En noviembre de 1816, mandó al teniente coronel Pedro Regalado de la Plaza a parlamentar con los caciques. Lo recibió Ñacuñán. También estaba Ranquileo. El general buscaba su neutralidad. Que no atacaran, que no espiaran. Y si además ofrecían guías y paso seguro, mejor.


Pero ahí no terminaba la jugada. Porque San Martín, que tenía la mirada de un general y la mente de un ajedrecista, sabía que esas palabras que compartía en el toldo no se quedarían ahí. Sabía que esos mismos pehuenches cruzarían la cordillera para intercambiar tabaco, yerba o lo que se pudiera, y que de paso —entre un mate y otro— dejarían caer la gran “noticia”: el ejército cruzaría por el paso del Planchón.


Mentira. Farsa. Estrategia.


El verdadero cruce se haría por el Paso de Los Patos y el de Uspallata, más al norte. Pero San Martín apostaba a que la trampa funcionaría. Y funcionó. Casimiro Marcó del Pont, el gobernador realista, tragó el anzuelo entero. Movilizó sus tropas hacia el sur, mientras el ejército argentino se deslizaba como sombra por el norte, entre peñascos, hielo y coraje.

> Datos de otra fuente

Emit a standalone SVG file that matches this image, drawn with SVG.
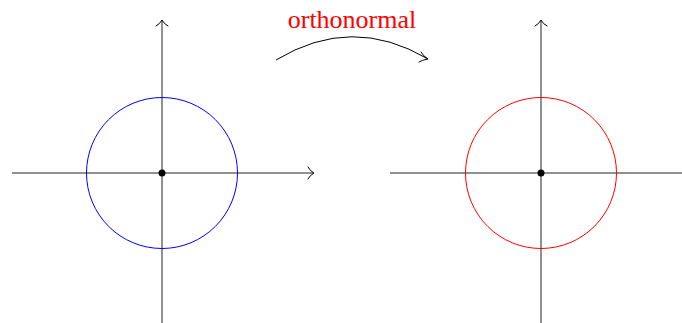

Y cuando quisieron reaccionar, San Martín ya estaba en Chile, con la espada en alto y la mentira cumplida.


¿Y qué querés que te diga? Si esto no es inteligencia militar, entonces la historia es puro decorado.


Porque San Martín cruzó los Andes con soldados, sí. Pero también con frazadas tejidas por manos indígenas, mulas cargadas por campesinos, caminos marcados por hombres sin apellido… y mentiras bien contadas. Como si supiera que en la guerra, como en la vida, gana el que hace hablar al silencio.


Los datos son duros y concretos: más de 10.000 mulas, unas 1.600 cabalgaduras, cientos de kilos de pólvora, de alimentos, de armamento. El propio Fray Luis Beltrán dirigía talleres donde trabajaban huarpes, fabricando desde zapatos hasta cañones. Todo eso cruzó la cordillera entre enero y febrero de 1817, cuando hasta los más valientes pensaban que era una locura.


¿Y cómo lo hicieron? Como se hacen las cosas grandes: con fe, con coraje, con frío en los huesos y fuego en el alma.


Pero cuando llegó el momento de escribir los libros, hacer los cuadros y levantar los monumentos, la historia miró para otro lado. No hubo placa para los tejedores. No hubo estatuas para los guías indígenas. Nadie les preguntó qué recordaban del cruce, ni cómo sobrevivieron a la nieve. Se los barrió bajo la alfombra de la gloria.


Como si el barro que pisaron no fuera tan sagrado como la sangre derramada en Chacabuco. Como si la historia tuviera un reflector roto que solo alumbra a los que están en el centro del escenario, dejando a oscuras a los que armaron el decorado.


Y si uno pudiera viajar en el tiempo, en una noche de zonda, de esas que parecen rugir con los recuerdos, se escucharía un fogón encendido y tres sombras hablando.


—“Yo le mostré al blanco por dónde el río no arrastra a los hombres”, diría uno.—“Y yo, al del sable, lo vi con fiebre, delirando de puna… Le dimos chañar y lo salvamos”, murmura el otro.

—“Y yo fui el que llevó la mentira hasta Chile. Antes que cruzaran los soldados, cruzó mi palabra.”


Y nadie los escuchó.


San Martín los respetó, eso es cierto. Nunca los despojó, nunca los traicionó. Pero los gobiernos que vinieron después sí. Ellos escribieron la historia con tinta extranjera. Hicieron mapas, firmaron tratados, y cuando ya no sirvieron, empuñaron el Remington.


La Campaña del Desierto no fue la continuación del cruce de los Andes: fue su traición.


Por eso escribo esto. Para que no digan que nadie lo dijo. Para que el bronce no tape el barro. Para que la próxima vez que pases frente a una escuela con la estatua de San Martín montado en su caballo, te acuerdes de los que no tienen estatua. De los que murieron sin nombre, pero cargaron la patria en la espalda.


Porque la libertad no se hace con mármol. Se hace con callos, con barro, con astucia… y con un puñado de héroes que hablaban quechua, mapudungun o huarpe.


Y tal vez, solo tal vez, ya es hora de empezar a nombrarlos. En los actos. En las calles. En los libros.


Porque una patria sin memoria es como un ejército sin rumbo.